A junção entre o sentido acadêmico e imaginativo do orientalismo apresenta uma outra concepção, mais materialmente definida, sobretudo no âmbito político, que é o materialismo como um discurso que autoriza ou desautoriza a leitura do Ocidente. O orientalismo se torna um estilo ocidental de gerência, de manipulação do oriente. Entretanto, o orientalismo acaba se tornando uma norma que não permite outra leitura que não a sua. Desse modo, o europeu se vê “aprisionado” num circulo que gira em torno de uma “verdade absoluta”, a verdade orientalista, que não permite contestações. Apesar disso, não se deve pensar que o ocidental entrou acidentalmente nesse círculo. O discurso orientalista se enraíza na sociedade ocidental, figurando como pano de fundo de uma época, sobretudo pelo papel político que exerce. Não se deve esquecer que o sistema econômico desse período é baseado na exploração de colônias e que as mais produtivas colônias se encontravam no Oriente. As diversas facetas do orientalismo ao mesmo tempo em que se constituem, constituem um discurso orientalista concreto o suficiente para mesmo entre os mais liberais deixar de ser considerado. A prática imperialista necessita de um discurso que a justifique – no caso o discurso orientalista – e o discurso (orientalista) adquire tal independência que necessita (ou impulsiona) da prática imperialista para se completar cada vez mais. Por fim, o que se pode dizer é que em dado momento se tornou impossível pensar a relação Ocidente/Oriente fora do viés orientalista, dada atmosfera tão natural que se tornara o orientalismo.

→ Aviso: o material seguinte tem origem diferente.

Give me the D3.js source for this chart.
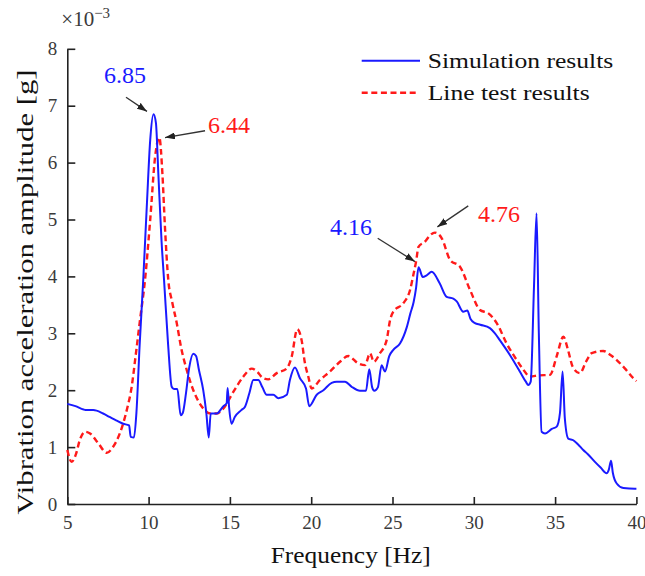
<!DOCTYPE html>
<html><head><meta charset="utf-8">
<script src="https://cdn.jsdelivr.net/npm/d3@7"></script>
<style>body{margin:0;background:#fff} svg text{font-family:"Liberation Serif","Times New Roman",serif;}</style>
</head><body>
<svg id="chart" width="645" height="576"></svg>
<script>
const simFreq = [5.0,5.5,6.0,6.2,6.6,7.2,7.6,8.0,8.44,8.8,8.9,9.1,9.25,9.45,9.67,9.9,10.1,10.3,10.45,10.6,10.8,10.95,11.2,11.42,11.56,11.77,11.97,12.1,12.3,12.5,12.75,12.92,13.1,13.36,13.55,13.7,13.82,14.19,14.6,14.8,14.86,14.95,15.1,15.3,15.7,15.93,16.2,16.44,16.75,17.0,17.26,17.67,17.98,18.5,18.69,19.0,19.31,19.68,19.88,20.34,20.75,21.26,21.57,22.08,22.49,23.0,23.37,23.57,23.75,23.88,24.1,24.33,24.54,24.8,25.05,25.46,25.87,26.1,26.3,26.45,26.6,26.86,27.1,27.41,27.9,28.33,28.74,28.95,29.35,29.6,29.8,30.07,30.4,30.99,31.3,31.6,32.22,32.83,33.2,33.35,33.5,33.7,33.86,34.0,34.17,34.38,34.8,35.1,35.3,35.46,35.6,35.81,36.12,36.4,36.73,37.0,37.45,37.8,38.17,38.3,38.44,38.55,38.79,39.2,39.91,40.0];
const simAmp = [1.76,1.72,1.66,1.65,1.65,1.59,1.53,1.47,1.41,1.38,1.18,1.17,1.6,2.8,3.94,5.3,6.4,6.85,6.7,5.8,4.6,3.94,2.8,2.06,2.02,2.02,1.56,1.6,1.95,2.4,2.64,2.6,2.35,2.0,1.6,1.17,1.59,1.59,1.72,1.77,2.04,1.7,1.41,1.53,1.65,1.71,1.95,2.18,2.18,2.05,1.92,1.92,1.86,1.92,2.18,2.40,2.21,2.03,1.72,1.92,2.0,2.13,2.15,2.15,2.06,1.99,1.99,2.37,2.05,1.99,2.05,2.44,2.33,2.6,2.71,2.82,3.1,3.35,3.55,3.8,4.16,3.99,4.02,4.08,3.88,3.64,3.61,3.56,3.38,3.40,3.25,3.18,3.15,3.09,3.0,2.88,2.62,2.33,2.15,2.09,2.15,3.8,5.11,3.0,1.27,1.24,1.32,1.36,1.6,2.33,1.5,1.15,1.12,1.05,0.95,0.88,0.74,0.64,0.54,0.6,0.76,0.55,0.36,0.28,0.27,0.27];
const testFreq = [5.0,5.27,5.5,5.8,6.09,6.4,6.9,7.42,7.83,8.1,8.44,8.7,8.96,9.2,9.47,9.78,10.1,10.4,10.66,10.85,11.0,11.21,11.45,11.73,12.0,12.34,12.75,13.36,13.78,14.19,14.6,15.21,15.83,16.34,16.7,17.0,17.36,17.88,18.49,18.8,19.14,19.41,19.6,19.82,20.03,20.54,21.16,21.77,22.28,22.9,23.31,23.62,23.85,24.23,24.64,24.85,25.05,25.67,26.08,26.3,26.45,26.6,27.0,27.3,27.61,28.03,28.54,29.15,29.77,30.38,30.9,31.41,32.02,32.64,33.0,33.46,34.0,34.69,35.1,35.51,35.8,36.1,36.53,36.9,37.25,37.96,38.4,38.79,39.3,39.81,40.0];
const testAmp = [0.95,0.74,0.85,1.15,1.27,1.24,1.07,0.90,1.01,1.15,1.42,1.7,2.06,2.6,3.23,3.94,5.0,6.1,6.44,5.8,4.9,3.94,3.55,3.18,2.75,2.36,2.0,1.68,1.59,1.59,1.68,1.97,2.24,2.38,2.32,2.22,2.19,2.30,2.38,2.59,3.07,2.88,2.5,2.24,2.03,2.18,2.33,2.50,2.60,2.47,2.44,2.65,2.5,2.65,2.88,3.23,3.38,3.53,3.76,4.05,4.26,4.52,4.61,4.72,4.77,4.67,4.29,4.17,3.76,3.41,3.35,3.18,2.82,2.53,2.38,2.24,2.26,2.27,2.6,2.94,2.7,2.4,2.30,2.5,2.65,2.69,2.62,2.53,2.38,2.21,2.16];

const xTickValues = [5,10,15,20,25,30,35,40];
const yTickValues = [0,1,2,3,4,5,6,7,8];
const seriesNames = ["Simulation results","Line test results"];
const xAxisTitle = "Frequency [Hz]";
const yAxisTitle = "Vibration acceleration amplitude [g]";

// peak annotations (data coordinates)
const annText = ["6.85","6.44","4.16","4.76"];
const annSeries = [0,1,0,1];
const annTextX = [7.26,13.65,21.15,30.26];
const annTextY = [7.40,6.52,4.73,4.96];
const annFromX = [8.61,13.47,24.09,29.66];
const annFromY = [7.15,6.56,4.67,5.24];
const annToX = [9.90,11.01,26.38,27.76];
const annToY = [6.90,6.44,4.26,4.87];

const colors = ["#1a1aff","#ff1a1a"];
const W = 645, H = 576;
const m = {left:67.3, right:8.6, top:48.8, bottom:72};
const svg = d3.select("#chart");
const x = d3.scaleLinear().domain([5,40]).range([m.left, W-m.right]);
const y = d3.scaleLinear().domain([0,8]).range([H-m.bottom, m.top]);
const serif = "Liberation Serif, Times New Roman, serif";

const defs = svg.append("defs");
defs.append("marker").attr("id","arr").attr("viewBox","0 0 10 7")
  .attr("refX",10).attr("refY",3.5).attr("markerWidth",10).attr("markerHeight",7)
  .attr("markerUnits","userSpaceOnUse").attr("orient","auto")
  .append("path").attr("d","M0,0L10,3.5L0,7Z").attr("fill","#222");

// axes
const xAxis = d3.axisBottom(x).tickValues(xTickValues).tickSizeInner(-7).tickSizeOuter(0).tickPadding(12);
const yAxis = d3.axisLeft(y).tickValues(yTickValues).tickSizeInner(-8).tickSizeOuter(0).tickPadding(10);
const gx = svg.append("g").attr("transform",`translate(0,${H-m.bottom})`).call(xAxis);
const gy = svg.append("g").attr("transform",`translate(${m.left},0)`).call(yAxis);
[gx,gy].forEach(g=>{
  g.attr("font-family",serif);
  g.selectAll(".domain").attr("stroke","#222").attr("stroke-width",1.6);
  g.selectAll(".tick line").attr("stroke","#222").attr("stroke-width",1.6);
  g.selectAll(".tick text").attr("font-family",serif).attr("font-size",19).attr("fill","#3a3a3a");
});

// lines
const simData = simFreq.map((f,i)=>({f, v:simAmp[i]}));
const testData = testFreq.map((f,i)=>({f, v:testAmp[i]}));
const line = d3.line().x(d=>x(d.f)).y(d=>y(d.v)).curve(d3.curveMonotoneX);
svg.append("path").datum(testData).attr("d",line).attr("fill","none")
  .attr("stroke",colors[1]).attr("stroke-width",2.4).attr("stroke-dasharray","6,3.6");
svg.append("path").datum(simData).attr("d",line).attr("fill","none")
  .attr("stroke",colors[0]).attr("stroke-width",2);

// exponent
const ex = svg.append("text").attr("x",x(5)-6).attr("y",26).attr("font-family",serif)
  .attr("font-size",21).attr("fill","#3a3a3a");
ex.append("tspan").text("×10");
ex.append("tspan").attr("font-size",15).attr("dy",-8).text("−3");

// annotations
annText.forEach((t,i)=>{
  svg.append("line").attr("x1",x(annFromX[i])).attr("y1",y(annFromY[i]))
    .attr("x2",x(annToX[i])).attr("y2",y(annToY[i]))
    .attr("stroke","#333").attr("stroke-width",1.3).attr("marker-end","url(#arr)");
  svg.append("text").attr("x",x(annTextX[i])).attr("y",y(annTextY[i]))
    .attr("font-family",serif).attr("font-size",24).attr("fill",colors[annSeries[i]]).text(t);
});

// legend
const lg = svg.append("g");
seriesNames.forEach((n,i)=>{
  const yy = 60.7 + i*32;
  lg.append("line").attr("x1",361.7).attr("x2",i?417:420).attr("y1",yy).attr("y2",yy)
    .attr("stroke",colors[i]).attr("stroke-width",i?2.4:2)
    .attr("stroke-dasharray",i?"6,3.6":null);
  lg.append("text").attr("x",427.7).attr("y",yy+7.5).attr("font-family",serif)
    .attr("font-size",22).attr("fill","#111")
    .attr("textLength",i?162:185.6).attr("lengthAdjust","spacingAndGlyphs").text(n);
});

// axis titles
svg.append("text").attr("x",350.7).attr("y",563).attr("text-anchor","middle")
  .attr("font-family",serif).attr("font-size",23).attr("fill","#111")
  .attr("textLength",160).attr("lengthAdjust","spacingAndGlyphs").text(xAxisTitle);
svg.append("text").attr("transform","translate(33,292) rotate(-90)").attr("text-anchor","middle")
  .attr("font-family",serif).attr("font-size",23).attr("fill","#111")
  .attr("textLength",445).attr("lengthAdjust","spacingAndGlyphs").text(yAxisTitle);
</script>
</body></html>
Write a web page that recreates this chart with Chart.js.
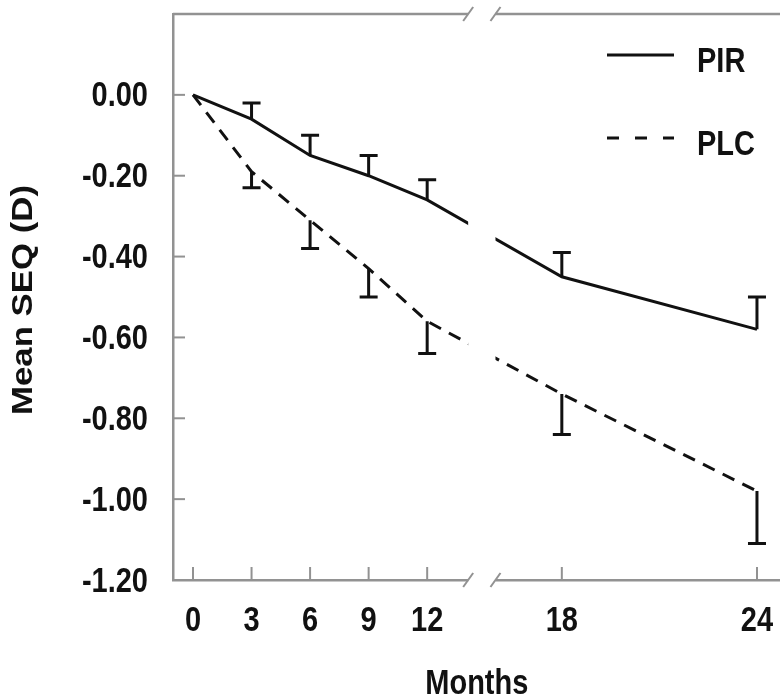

O mandarim – aventura e fracasso no Oriente

Depois dessa breve explanação acerca do conceito de orientalismo, passaremos agora à leitura d’O mandarim sob a ótica dessa concepção. Nossa meta é tornar evidente possíveis relações entre a narrativa de Eça de Queirós e o orientalismo, já que ambos são contemporâneos e este certamente subsiste à concepção daquela. Em relação a essa noção, podemos notar já no prólogo da novela, que de certo modo justifica a inscursão de um autor realista por veredas, talvez, “fantásticas”, o Oriente  como espaço propício para o sonho, para a fantasia:

PRÓLOGO
1º AMIGO (bebendo conhaque e soda, debaixo de árvores, num terraço, à beira-d’água)
Camarada, por estes calores do Estio que embotam a ponta da sagacidade, repousemos do áspero estudo da Realidade humana… Partamos para os campos do Sonho, vaguear por essas azuladas colinas românticas onde se ergue a torre abandonada do Sobrenatural, e musgos frescos recobrem as ruínas do Idealismo… Façamos fantasia!…
2º AMIGO
Mas sobriamente, camarada, parcamente!… E como nas sábias e amáveis alegorias da Renascença, misturando-lhe sempre uma Moralidade discreta…
(COMÉDIA INÉDITA)(p. 5)

Conhecer o oriental

Teodoro era um típico lisboeta de classe baixa, ambicioso e ciente de que jamais poderia realizar suas ambições. Entretanto, essa possibilidade lhe é dada justamente através do contato com o Oriente. Bastaria tocar uma sineta e eliminar um mandarim que vivia distante, na China, e uma riqueza sem igual ficaria ao seu dispor. A própria maneira como o Oriente lhe é apresentado já esboça uma espécie de visão orientalista; o Oriente, ou melhor, a riqueza proveniente do Oriente lhe é apresentada em circunstâncias especiais, revestidas de uma aura de magia e misticismo. E esse é o modo mesmo de um europeu médio encarar o Oriente, como local de exotismos, do estranho, do diferente e, por que não, de maldição, já que, pelo menos  supõe Teodoro, é o Diabo que lhe “apresenta” o Oriente: “Veio-me à idéia de repente que tinha diante de mim o Diabo: mas logo todo o meu raciocínio se insurgiu resolutamente contra esta imaginação. Eu nunca acreditei no Diabo – como nunca acreditei em Deus.”(p. 14) É através de um livro obscuro que a China e a proposta de riqueza lhe são apresentadas. Eis um trecho do capítulo intitulado Brechas das almas:

No fundo da China existe um mandarim mais rico que todos os reis de que a fábula ou a história contam. Dele nada conheces, nem o nome, nem o semblante, nem a seda de que se veste. Para que tu herdes os seus cabedais infindáveis, basta que toques essa campainha, posta a teu lado, sobre um livro. Ele soltará apenas um suspiro, nesses confins da Mongólia. Será então um cadáver: e tu verás a teus pés mais ouro do que pode sonhar a ambição de um avaro. Tu, que me lês e és um homem mortal, tocarás tu a campainha? (p. 11)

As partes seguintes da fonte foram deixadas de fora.